▶ DIRECTIONS FOR THIS TASK:
Copy exactly the lines from the beginning of the data down to and including the line holding "yticks = [0, 500, 1000, 1500, 2000]", without any pictures.

▶ DATA SECTION:
--

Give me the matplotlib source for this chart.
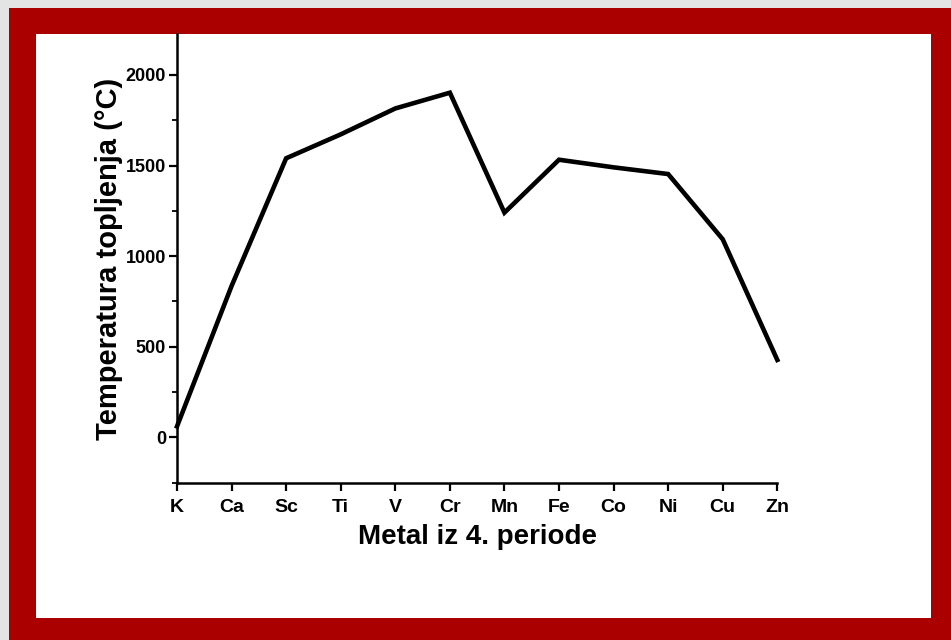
import matplotlib
matplotlib.use('Agg')
import matplotlib.pyplot as plt
from matplotlib.patches import Rectangle
from matplotlib.ticker import MultipleLocator

# talista metala 4. periode (procitano sa slike)
metals = ['K', 'Ca', 'Sc', 'Ti', 'V', 'Cr', 'Mn', 'Fe', 'Co', 'Ni', 'Cu', 'Zn']
melting = [60, 835, 1540, 1672, 1815, 1902, 1240, 1532, 1490, 1453, 1093, 427]
yticks = [0, 500, 1000, 1500, 2000]

plt.rcParams['font.family'] = ['Liberation Sans', 'DejaVu Sans']
plt.rcParams['font.weight'] = 'bold'

W, H = 951, 640
fig = plt.figure(figsize=(W/100, H/100), dpi=100)
fig.patch.set_facecolor('#e4e4e4')

# crveni okvir i bijela podloga
fig.patches.append(Rectangle((9/W, 0), 1 - 9/W, 1 - 8/H, transform=fig.transFigure,
                             facecolor='#aa0000', edgecolor='none', zorder=-3))
fig.patches.append(Rectangle((36/W, 22/H), 895/W, 584/H, transform=fig.transFigure,
                             facecolor='white', edgecolor='none', zorder=-2))

ax = fig.add_axes([177/W, 1 - 483.3/H, (777.3 - 177)/W, (483.3 - 34)/H])
ax.set_facecolor('none')

x = list(range(len(metals)))
ax.plot(x, melting, color='black', lw=3.3, solid_joinstyle='miter', clip_on=False)

ax.set_xlim(0, len(metals) - 1)
ax.set_ylim(-254, 2226)
ax.set_xticks(x)
ax.set_xticklabels(metals)
ax.set_yticks(yticks)
ax.yaxis.set_minor_locator(MultipleLocator(250))

for s in ['top', 'right']:
    ax.spines[s].set_visible(False)
for s in ['left', 'bottom']:
    ax.spines[s].set_linewidth(1.8)

ax.tick_params(axis='both', which='major', length=6, width=1.6)
ax.tick_params(axis='x', labelsize=14, pad=5)
ax.tick_params(axis='y', labelsize=13, pad=2)
ax.tick_params(axis='y', which='minor', length=3.5, width=1.3)
for lab in ax.get_xticklabels() + ax.get_yticklabels():
    lab.set_fontweight('bold')

ax.set_xlabel('Metal iz 4. periode', fontsize=20, fontweight='bold', labelpad=6)
ax.set_ylabel('Temperatura topljenja (°C)', fontsize=21, fontweight='bold', labelpad=1.5)

fig.savefig('out.png', dpi=100, facecolor=fig.get_facecolor())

--

▶ RESPONSE TO THIS TASK:
Give me the matplotlib source for this chart.
import matplotlib
matplotlib.use('Agg')
import matplotlib.pyplot as plt
from matplotlib.patches import Rectangle
from matplotlib.ticker import MultipleLocator

# talista metala 4. periode (procitano sa slike)
metals = ['K', 'Ca', 'Sc', 'Ti', 'V', 'Cr', 'Mn', 'Fe', 'Co', 'Ni', 'Cu', 'Zn']
melting = [60, 835, 1540, 1672, 1815, 1902, 1240, 1532, 1490, 1453, 1093, 427]
yticks = [0, 500, 1000, 1500, 2000]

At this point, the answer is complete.